Access to these resources mean that advantaged applicants typically possess a broader range of soft skills such as appearing socially confident, understanding how to draft a quality personal statement and the ability to perform well at interview. Such applicants are able to accumulate these skills in part because they are more likely to benefit from better informed advice and guidance from schools and parents who have experience of higher education and have a good understanding of how to successfully navigate the admissions process.

In addition, more affluent applicants typically list more work and better experience than their less advantaged peers. Moreover, this experience often differs significantly in stature. Applicants from advantaged backgrounds are far more likely to list prestigious placements, unpaid internships and work-shadowing opportunities that are often facilitated by parental networks. Disadvantaged students are of course much less likely to have access to such opportunities, or to be able to afford unpaid roles and are therefore much more likely to list more common experiences such as part-time jobs.

Similarly, there is evidence that applicants from more advantaged backgrounds have a much better understanding of, and access to, the extra-curricular activities which hold the most weight in the admissions process, typically listing activities which signify greater levels of social and cultural capital such as pursuing Duke of Edinburgh awards and playing musical instruments.

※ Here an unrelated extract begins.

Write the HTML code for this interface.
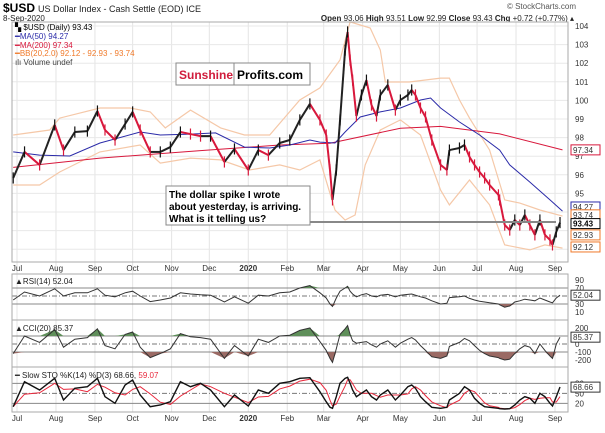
<!DOCTYPE html>
<html><head><meta charset="utf-8"><style>
body{margin:0;background:#fff;width:605px;height:428px;overflow:hidden;font-family:"Liberation Sans",sans-serif}
svg text{font-family:"Liberation Sans",sans-serif}
</style></head><body>
<svg id="c" width="605" height="428" xmlns="http://www.w3.org/2000/svg">
<text x="3" y="12" font-size="12" font-weight="bold" fill="#000">$USD</text>
<text x="38" y="12" font-size="9" fill="#222">US Dollar Index - Cash Settle (EOD) ICE</text>
<text x="3" y="21" font-size="8" fill="#222">8-Sep-2020</text>
<text x="576" y="9" font-size="8" fill="#555" text-anchor="end">© StockCharts.com</text>
<text x="574" y="21" font-size="8" fill="#222" text-anchor="end"><tspan font-weight="bold">Open</tspan> 93.06 <tspan font-weight="bold">High</tspan> 93.51 <tspan font-weight="bold">Low</tspan> 92.99 <tspan font-weight="bold">Close</tspan> 93.43 <tspan font-weight="bold">Chg</tspan> +0.72 (+0.77%) ▴</text>
<g id="grid"></g>
<g id="marks"></g>
<g id="frames"></g>
<g id="legend" font-size="8">
<text x="15" y="30" fill="#000">▚ $USD (Daily) 93.43</text>
<text x="15" y="39" fill="#2a2aa8">━MA(50) 94.27</text>
<text x="15" y="48" fill="#d8183c">━MA(200) 97.34</text>
<text x="15" y="56" fill="#f07a2a">━BB(20,2.0) 92.12 - 92.93 - 93.74</text>
<text x="15" y="65" fill="#444">ılı Volume undef</text>
</g>
<g>
<rect x="176" y="63" width="134" height="22" fill="#fff" stroke="#888"/>
<line x1="234" y1="63" x2="234" y2="85" stroke="#888"/>
<text x="179" y="79" font-size="12" font-weight="bold" fill="#d01c3c">Sunshine</text>
<text x="237" y="79" font-size="12" font-weight="bold" fill="#000">Profits.com</text>
</g>
<line x1="310" y1="222" x2="556" y2="222" stroke="#888" stroke-width="2"/>
<g>
<rect x="166" y="186" width="144" height="39" fill="#fff" stroke="#888"/>
<text font-size="10" font-weight="bold" fill="#000"><tspan x="169" y="198">The dollar spike I wrote</tspan><tspan x="169" y="210">about yesterday, is arriving.</tspan><tspan x="169" y="222">What is it telling us?</tspan></text>
</g>
</svg>
<script>
const days=[-3,6,18,30,37,46,56,64,70,78,86,92,98,106,114,122,130,138,146,154,165,173,184,192,200,209,217,225,233,241,246,249,251,254,257,261,263,265,267,270,274,278,282,286,289,295,301,305,311,314,317,321,325,330,337,342,344,352,356,360,364,368,372,376,383,384,388,392,396,400,404,408,412,416,420,424,426,429,432];
const closes=[95.83,97.23,96.53,98.68,97.33,98.3,98.35,99.43,98.41,97.87,98.73,99.38,98.41,97.23,97.23,97.49,98.3,98.19,98.08,98.08,96.69,97.39,96.26,97.33,97.06,97.71,97.87,98.95,99.81,98.95,98.14,96.26,94.65,96.26,98.95,102.7,103.68,102.17,101.09,99.16,100.29,101.09,99.75,99.16,100.29,100.83,99.48,100.02,100.29,100.56,100.29,99.59,99.11,97.87,96.53,96.26,97.33,97.44,97.6,96.96,96.53,96.15,95.83,95.45,94.92,94.65,93.3,93.03,93.57,93.3,93.84,93.3,92.77,93.57,92.77,92.5,92.23,92.93,93.43];
const rsi=[40,60,50,68,50,58,58,68,52,48,58,62,50,36,40,45,58,55,53,52,35,48,32,52,50,58,60,70,76,58,45,30,24,45,62,70,74,62,55,48,53,56,50,48,52,54,48,52,54,55,52,48,45,38,30,32,46,48,50,44,40,37,35,33,30,28,22,25,35,38,42,40,38,45,40,35,33,45,52];
const cci=[-120,100,20,180,-40,60,80,190,-20,-60,120,150,-40,-170,-120,-60,130,90,80,60,-180,-20,-150,60,20,100,110,170,200,30,-80,-180,-230,-60,120,190,230,120,40,10,20,30,-10,-40,0,40,-40,10,60,80,50,-20,-80,-160,-180,-150,-30,20,70,40,-20,-80,-120,-150,-170,-180,-200,-190,-120,-60,-20,-40,-120,0,-80,-150,-180,0,85];
const stoK=[10,85,60,95,30,65,70,95,40,20,75,90,45,10,15,25,85,70,80,60,10,45,12,60,50,80,85,95,97,55,25,8,5,40,80,95,98,80,60,40,50,60,40,30,45,60,30,45,70,75,65,40,25,8,5,8,30,50,70,60,35,20,10,8,5,4,3,4,15,30,40,35,20,50,40,20,12,40,69];
const ma50Days=[-3,18,42,66,98,114,138,158,181,201,217,233,241,253,261,273,289,305,321,329,337,352,368,384,392,408,424,434];
const ma50=[97.23,97.06,97.01,97.71,98.3,98.14,98.19,98.25,97.49,97.44,97.6,97.87,97.76,97.71,98.3,99.11,99.38,99.59,100.02,100.13,99.59,98.84,98.14,97.33,96.53,95.61,94.65,94.05];
const ma200Days=[-3,66,146,209,249,305,337,384,434];
const ma200=[96.4,96.9,97.3,97.6,97.7,98.5,98.6,98.2,97.34];
const bbUpDays=[-3,26,34,66,90,106,118,138,162,181,201,225,241,257,265,281,289,293,312,337,344,352,360,376,388,400,416,434];
const bbUp=[98.14,98.41,99.05,99.59,99.59,99.38,98.52,99.48,98.52,98.14,98.14,100.02,100.67,102.17,104.22,103.89,102.71,100.99,100.99,101.2,101.2,100.02,99.05,97.33,94.65,94.48,94.11,93.78];
const bbLoDays=[-3,18,34,66,98,114,138,162,185,209,225,241,253,261,269,277,289,305,321,337,344,360,376,388,408,420,434];
const bbLo=[95.45,95.45,96.15,97.23,97.6,96.63,96.9,96.8,96.26,96.53,96.26,96.8,94.11,93.57,93.84,96.53,98.41,98.95,98.14,95.18,94.38,95.72,94.38,92.23,91.96,92.23,92.06];
const monthDays=[0,31,62,92,123,153,184,215,244,275,305,336,366,397,428];
const monthLabels=["Jul","Aug","Sep","Oct","Nov","Dec","2020","Feb","Mar","Apr","May","Jun","Jul","Aug","Sep"];
const priceTicks=[104,103,102,101,100,99,98,97,96,95];

const NS="http://www.w3.org/2000/svg";
const L=12,R=568;
const xS=d=>17+d*1.257;
const yP=v=>26+(104-v)*18.6;
const yR=v=>316-v*0.4;
const yC=v=>344-v*0.08;
const yS=v=>410-v/3;
const grid=document.getElementById('grid'),marks=document.getElementById('marks'),frames=document.getElementById('frames');
function mk(tag,attrs,parent){const e=document.createElementNS(NS,tag);for(const k in attrs)e.setAttribute(k,attrs[k]);parent.appendChild(e);return e;}
function pts(xs,ys,fy){return xs.map((d,i)=>xS(d).toFixed(1)+','+fy(ys[i]).toFixed(1)).join(' ');}

monthDays.forEach((d,i)=>{
  const g=mk('line',{x1:xS(d),x2:xS(d),y1:22,y2:412,stroke:'#e4e4e4','stroke-width':1},grid);
  
  
  [271,421].forEach(yy=>{
    const t=mk('text',{x:xS(d),y:yy,'font-size':8,'text-anchor':'middle',fill:'#333','font-weight':monthLabels[i]==='2020'?'bold':'normal'},grid);
    t.textContent=monthLabels[i];
    
    
  });
});
priceTicks.concat([94,93,92]).forEach(v=>{
  const g=mk('line',{x1:L,x2:R,y1:yP(v),y2:yP(v),stroke:'#e8e8e8'},grid);
  
  
});
priceTicks.forEach(v=>{
  const t=mk('text',{x:575,y:yP(v)+3,'font-size':8,fill:'#333'},grid);
  t.textContent=v;
  
  
});

let e=mk('polyline',{points:pts(bbUpDays,bbUp,yP),fill:'none',stroke:'#f5c8a8','stroke-width':1.2},marks);


e=mk('polyline',{points:pts(bbLoDays,bbLo,yP),fill:'none',stroke:'#f5c8a8','stroke-width':1.2},marks);


e=mk('polyline',{points:pts(ma200Days,ma200,yP),fill:'none',stroke:'#d8183c','stroke-width':1},marks);


e=mk('polyline',{points:pts(ma50Days,ma50,yP),fill:'none',stroke:'#2a2aa8','stroke-width':1},marks);



// price: colored segments + thin bars at each close
for(let i=1;i<days.length;i++){
  const up=closes[i]>=closes[i-1];
  const s=mk('line',{x1:xS(days[i-1]),y1:yP(closes[i-1]),x2:xS(days[i]),y2:yP(closes[i]),stroke:up?'#222':'#d8183c','stroke-width':2},marks);
  
  
}
for(let i=0;i<days.length;i++){
  const up=i===0||closes[i]>=closes[i-1];
  const b=mk('line',{x1:xS(days[i]),x2:xS(days[i]),y1:yP(closes[i]+0.3),y2:yP(closes[i]-0.3),stroke:up?'#111':'#d8183c','stroke-width':1.2},marks);
  
  
}

function refLine(y,dash,name){const l=mk('line',{x1:L,x2:R,y1:y,y2:y,stroke:dash?'#777':'#888','stroke-width':1,'stroke-dasharray':dash?'5,2,1,2':'none'},marks);}
refLine(yR(70),false,'rsi-70-line');refLine(yR(30),false,'rsi-30-line');refLine(yR(50),true,'rsi-50-line');
refLine(yC(100),false,'cci-100-line');refLine(yC(-100),false,'cci-minus100-line');refLine(yC(0),true,'cci-0-line');
refLine(yS(80),false,'sto-80-line');refLine(yS(20),false,'sto-20-line');refLine(yS(50),true,'sto-50-line');

function fills(vals,fy,thrHi,thrLo,name){
  const ptsHi=days.map((d,i)=>xS(d).toFixed(1)+','+fy(Math.max(vals[i],thrHi)).toFixed(1));
  let p=mk('polygon',{points:xS(days[0])+','+fy(thrHi)+' '+ptsHi.join(' ')+' '+xS(days[days.length-1])+','+fy(thrHi),fill:'#5f8f5a'},marks);
  
  
  const ptsLo=days.map((d,i)=>xS(d).toFixed(1)+','+fy(Math.min(vals[i],thrLo)).toFixed(1));
  p=mk('polygon',{points:xS(days[0])+','+fy(thrLo)+' '+ptsLo.join(' ')+' '+xS(days[days.length-1])+','+fy(thrLo),fill:'#9a6a64'},marks);
  
  
}
fills(rsi,yR,70,30,'rsi');
fills(cci,yC,100,-100,'cci');
e=mk('polyline',{points:pts(days,rsi,yR),fill:'none',stroke:'#333','stroke-width':1},marks);


e=mk('polyline',{points:pts(days,cci,yC),fill:'none',stroke:'#333','stroke-width':1},marks);


const stoD=stoK.map((v,i)=>{const a=stoK.slice(Math.max(0,i-2),i+1);return a.reduce((s,x)=>s+x,0)/a.length;});
e=mk('polyline',{points:pts(days,stoD,yS),fill:'none',stroke:'#e8283c','stroke-width':1},marks);


e=mk('polyline',{points:pts(days,stoK,yS),fill:'none',stroke:'#111','stroke-width':1.4},marks);



[[22,262,'price-panel'],[274,320,'rsi-panel'],[320,367,'cci-panel'],[367,412,'sto-panel']].forEach(f=>{
  const r=mk('rect',{x:L,y:f[0],width:R-L,height:f[1]-f[0],fill:'none',stroke:'#aaa'},frames);
  
  
});
function axisText(x,y,s,name){const t=mk('text',{x:x,y:y,'font-size':8,fill:'#333'},frames);t.textContent=s;}
[90,70,30,10].forEach(v=>axisText(575,yR(v)+3,v,'rsi-axis-label'));
[[200,'200'],[0,'0'],[-100,'-100'],[-200,'-200']].forEach(v=>axisText(575,yC(v[0])+3,v[1],'cci-axis-label'));
[80,50,20].forEach(v=>axisText(575,yS(v)+3,v,'sto-axis-label'));
function tag(y,s,col,bold,name){
  const r=mk('rect',{x:571,y:y-5,width:29,height:10,fill:'#fff',stroke:col},frames);
  
  
  const t=mk('text',{x:573,y:y+3,'font-size':8,fill:bold?'#000':'#333','font-weight':bold?'bold':'normal'},frames);
  t.textContent=s;
  
  
}
tag(yP(97.34),'97.34','#d8183c',false,'ma200-tag');
tag(yP(94.27),'94.27','#2a2aa8',false,'ma50-tag');
tag(yP(93.74)-2,'93.74','#f07a2a',false,'bb-upper-tag');
tag(yP(93.43)+1,'93.43','#000',true,'close-tag');
tag(yP(92.93)+3,'92.93','#f07a2a',false,'bb-mid-tag');
tag(yP(92.12),'92.12','#f07a2a',false,'bb-lower-tag');
tag(yR(52.04),'52.04','#333',false,'rsi-tag');
tag(yC(85.37),'85.37','#333',false,'cci-tag');
tag(yS(68.66),'68.66','#333',false,'sto-tag');
function ptitle(y,html,name){const t=mk('text',{x:15,y:y,'font-size':8,fill:'#222'},frames);t.innerHTML=html;}
ptitle(284,'▲RSI(14) 52.04','rsi-title');
ptitle(331,'▲CCI(20) 85.37','cci-title');
ptitle(378,'━ Slow STO %K(14) %D(3) 68.66, <tspan fill="#e8283c">59.07</tspan>','sto-title');
</script>
</body></html>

Research commissioned by the Social Mobility and Child Poverty Commission (SMCPC) has described these cumulative advantages as the 'little extra something' which more advantaged applicants have over their disadvantaged peers, in addition to higher school attainment.

This evidence raises the question of whether it is fair that activities and experiences which are broadly exclusive to more affluent socioeconomic groups appear to carry such weight in the admissions process. This question is particularly salient when set in the context of the evidence presented throughout this report that it is those from disadvantaged backgrounds who face the most adversity, and who must therefore demonstrate the tenacity to overcome a whole range of barriers on their journey into higher education. There is therefore a strong case that admissions processes should place more equal weight on the significant personal qualities inherent in successfully making that journey.

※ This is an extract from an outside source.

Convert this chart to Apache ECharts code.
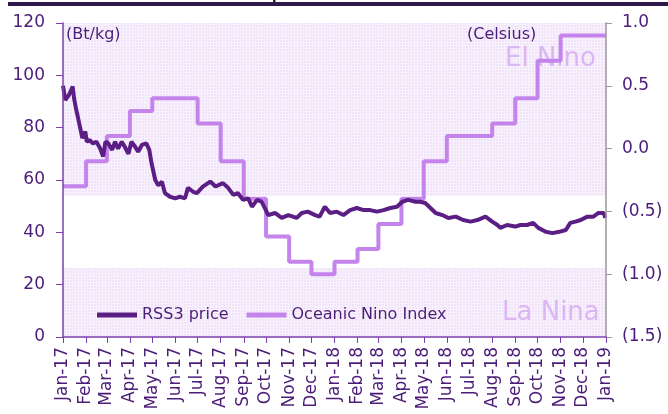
<!DOCTYPE html>
<html>
<head>
    <meta charset="utf-8">
    <title>RSS3 price vs Oceanic Nino Index</title>
    <script src="https://cdn.jsdelivr.net/npm/echarts@6.0.0/dist/echarts.min.js"></script>
    <style>
        html, body { margin: 0; padding: 0; background: #fff; }
        #chart { width: 668px; height: 414px; }
    </style>
</head>
<body>
    <div id="chart"></div>

    <script>
        // month starts, also the ONI step dates
        const months = ['2017-01-01','2017-02-01','2017-03-01','2017-04-01','2017-05-01','2017-06-01',
            '2017-07-01','2017-08-01','2017-09-01','2017-10-01','2017-11-01','2017-12-01',
            '2018-01-01','2018-02-01','2018-03-01','2018-04-01','2018-05-01','2018-06-01',
            '2018-07-01','2018-08-01','2018-09-01','2018-10-01','2018-11-01','2018-12-01','2019-01-01'];
        const monthNames = ['Jan','Feb','Mar','Apr','May','Jun','Jul','Aug','Sep','Oct','Nov','Dec'];

        // Oceanic Nino Index (Celsius)
        const oniValues = [-0.3, -0.1, 0.1, 0.3, 0.4, 0.4, 0.2, -0.1, -0.4, -0.7, -0.9, -1.0,
            -0.9, -0.8, -0.6, -0.4, -0.1, 0.1, 0.1, 0.2, 0.4, 0.7, 0.9, 0.9, 0.9];

        // RSS3 price (Bt/kg)
        const priceDates = ['2017-01-01','2017-01-04','2017-01-06','2017-01-09','2017-01-14','2017-01-16',
            '2017-01-18','2017-01-21','2017-01-24','2017-01-27','2017-01-31','2017-02-02','2017-02-06',
            '2017-02-10','2017-02-15','2017-02-20','2017-02-24','2017-02-27','2017-03-03','2017-03-08',
            '2017-03-12','2017-03-16','2017-03-21','2017-03-25','2017-03-30','2017-04-03','2017-04-08',
            '2017-04-12','2017-04-17','2017-04-23','2017-04-27','2017-04-30','2017-05-05','2017-05-09',
            '2017-05-14','2017-05-18','2017-05-25','2017-06-01','2017-06-07','2017-06-14','2017-06-18',
            '2017-06-25','2017-06-30','2017-07-08','2017-07-18','2017-07-25','2017-08-04','2017-08-11',
            '2017-08-18','2017-08-24','2017-08-31','2017-09-07','2017-09-12','2017-09-19','2017-09-25',
            '2017-10-04','2017-10-13','2017-10-22','2017-10-31','2017-11-11','2017-11-18','2017-11-26',
            '2017-12-06','2017-12-12','2017-12-19','2017-12-26','2018-01-04','2018-01-13','2018-01-22',
            '2018-01-31','2018-02-09','2018-02-18','2018-02-27','2018-03-08','2018-03-17','2018-03-26',
            '2018-04-02','2018-04-10','2018-04-20','2018-04-26','2018-05-03','2018-05-10','2018-05-17',
            '2018-05-26','2018-06-03','2018-06-13','2018-06-23','2018-07-03','2018-07-12','2018-07-23',
            '2018-08-01','2018-08-08','2018-08-12','2018-08-21','2018-09-01','2018-09-08','2018-09-17',
            '2018-09-25','2018-10-02','2018-10-12','2018-10-21','2018-10-30','2018-11-08','2018-11-14',
            '2018-11-21','2018-11-28','2018-12-07','2018-12-15','2018-12-22','2018-12-29','2018-12-31'];
        const priceValues = [96, 90.6, 90, 92.5, 95.7, 91,
            88, 84, 80, 76, 78.5, 74.6, 75.3,
            74, 74.6, 72, 69, 74.6, 74, 71.5,
            74.6, 72, 74.6, 72.7, 70, 74.6, 72.7,
            70.8, 73.4, 74, 71.5, 66.5, 60, 58,
            59.3, 55, 53.6, 53, 53.6, 53, 57,
            55.5, 55, 57.5, 59.4, 57.5, 58.8, 57,
            54.3, 55, 52.4, 53, 49.8, 52.4, 51.7,
            46.6, 47.4, 45.5, 46.6, 45.5, 47.4, 47.9,
            46.6, 46, 49.8, 47.4, 47.9, 46.6, 48.5,
            49.3, 48.5, 48.5, 47.9, 48.5, 49.3, 49.8,
            51.7, 52.4, 51.7, 51.7, 51.2, 49.3, 47.4,
            46.6, 45.5, 46, 44.7, 44.1, 44.7, 46,
            44.1, 42.8, 41.7, 42.8, 42.2, 42.8, 42.8,
            43.6, 41.7, 40.2, 39.7, 40.2, 40.9, 43.6,
            44.1, 44.7, 46, 46, 47.4, 47.4, 45.5];

        // shaded bands, in left-axis units
        const elNinoBand = [53.9, 120];
        const laNinaBand = [0, 26.4];

        const txt = '#4b1c78';
        const font = 'DejaVu Sans';

        // fine grid fill for the shaded bands
        const pat = document.createElement('canvas');
        pat.width = 3; pat.height = 3;
        const pc = pat.getContext('2d');
        pc.fillStyle = '#f0e3fa';
        pc.fillRect(0, 0, 3, 3);
        pc.fillStyle = '#f8f2fd';
        pc.fillRect(0, 0, 3, 1);
        pc.fillRect(0, 0, 1, 3);

        const chart = echarts.init(document.getElementById('chart'));

        chart.setOption({
            animation: false,
            textStyle: { fontFamily: font },
            grid: { left: 63, right: 62, top: 23, bottom: 77, outerBoundsMode: 'none', containLabel: false },
            legend: {
                left: 92, top: 302,
                itemWidth: 40, itemHeight: 5, itemGap: 18,
                textStyle: { color: txt, fontSize: 16, fontFamily: font },
                data: [
                    { name: 'RSS3 price', icon: 'rect' },
                    { name: 'Oceanic Nino Index', icon: 'rect' }
                ]
            },
            xAxis: {
                type: 'time',
                z: 10,
                min: months[0],
                max: months[months.length - 1],
                splitNumber: 24,
                minInterval: 28 * 86400000,
                maxInterval: 31 * 86400000,
                axisLine: { lineStyle: { color: '#7d3fb0', width: 1.5 } },
                axisTick: { show: true, length: 6, lineStyle: { color: '#7d3fb0' } },
                splitLine: { show: false },
                axisLabel: {
                    rotate: 90, interval: 0, hideOverlap: false,
                    showMinLabel: true, showMaxLabel: true,
                    color: txt, fontSize: 17, fontFamily: font, margin: 10,
                    formatter: v => {
                        const d = new Date(v);
                        return monthNames[d.getMonth()] + '-' + String(d.getFullYear()).slice(2);
                    }
                }
            },
            yAxis: [{
                type: 'value', min: 0, max: 120, interval: 20,
                z: 10,
                axisLine: { show: true, lineStyle: { color: '#7d3fb0', width: 1.5 } },
                axisTick: { show: true, length: 7, lineStyle: { color: '#7d3fb0' } },
                splitLine: { show: false },
                axisLabel: { color: txt, fontSize: 17, fontFamily: font, margin: 18 }
            }, {
                type: 'value', min: -1.5, max: 1.0, interval: 0.5,
                position: 'right',
                z: 10,
                axisLine: { show: true, lineStyle: { color: '#9a9a9a', width: 1.5 } },
                axisTick: { show: true, length: 6, lineStyle: { color: '#9a9a9a' } },
                splitLine: { show: false },
                axisLabel: {
                    color: txt, fontSize: 17, fontFamily: font, margin: 16,
                    formatter: v => v < 0 ? '(' + Math.abs(v).toFixed(1) + ')' : v.toFixed(1)
                }
            }],
            series: [{
                name: 'bands',
                type: 'line',
                data: [],
                z: 1,
                markArea: {
                    silent: true,
                    itemStyle: { color: { image: pat, repeat: 'repeat' } },
                    data: [
                        [{ yAxis: elNinoBand[0] }, { yAxis: elNinoBand[1] }],
                        [{ yAxis: laNinaBand[0] }, { yAxis: laNinaBand[1] }]
                    ]
                }
            }, {
                name: 'RSS3 price',
                type: 'line',
                yAxisIndex: 0,
                z: 4,
                showSymbol: false,
                color: '#5a1e84',
                lineStyle: { width: 4, color: '#5a1e84' },
                data: priceDates.map((d, i) => [d, priceValues[i]])
            }, {
                name: 'Oceanic Nino Index',
                type: 'line',
                yAxisIndex: 1,
                step: 'end',
                z: 3,
                showSymbol: false,
                color: '#c484ec',
                lineStyle: { width: 4, color: '#c484ec' },
                data: months.map((d, i) => [d, oniValues[i]])
            }],
            graphic: [
                { type: 'rect', shape: { x: 8, y: 2, width: 660, height: 4 }, style: { fill: '#2e1a4a' } },
                { type: 'rect', shape: { x: 273, y: 0, width: 2.5, height: 3 }, style: { fill: '#2e1a4a' } },
                { type: 'text', left: 66, top: 27, z: 10,
                  style: { text: '(Bt/kg)', fill: txt, font: '16px "DejaVu Sans"' } },
                { type: 'text', left: 467, top: 27, z: 10,
                  style: { text: '(Celsius)', fill: txt, font: '16px "DejaVu Sans"' } },
                { type: 'text', left: 505, top: 46, z: 2,
                  style: { text: 'El Nino', fill: '#dcb5f3', font: '26px "DejaVu Sans"' } },
                { type: 'text', left: 502, top: 300, z: 2,
                  style: { text: 'La Nina', fill: '#dcb5f3', font: '26px "DejaVu Sans"' } }
            ]
        });
    </script>
</body>
</html>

These considerations lead us to wonder whether the non-academic elements of the admissions process could be adapted in a way that levels the playing field whilst potentially benefiting the social and experiential mix of the institution as a whole. For example this could mean placing more equal value on the diverse range of personal qualities and experiences which different socioeconomic groups bring to the table.

There are examples of exceptional practice in this regard. For precisely the reasons stated above, the Ivy League Universities avoid personal statements which require applicants to list experiences and achievements. Instead applicants prepare a 'diversity statement' in which they are asked to reflect upon how they would contribute to the diversity of the institution and the personal qualities they would add value to the programme of study and their classmates.

In a similar vein, research commissioned by the Sutton Trust has proposed that the playing field could be levelled by limiting applicants to listing only work-related activity and one extra-curricular activity.

Next Steps

Areas we will explore further include:

  • Is it possible to adapt elements of the present admissions system in a way that levels the playing field, for example by giving more value to the diverse qualities and experiences offered by different socioeconomic groups?
  • Is there more that schools and universities can do to support more informed guidance, leading to better quality applications from applicants from deprived communities?
  • Could outreach activity be adapted to facilitate work experience or other development opportunities that would enhance applications to higher education institutions?
  • Is there evidence that shows the benefits of social diversity within an institution on the experiences of all of its members?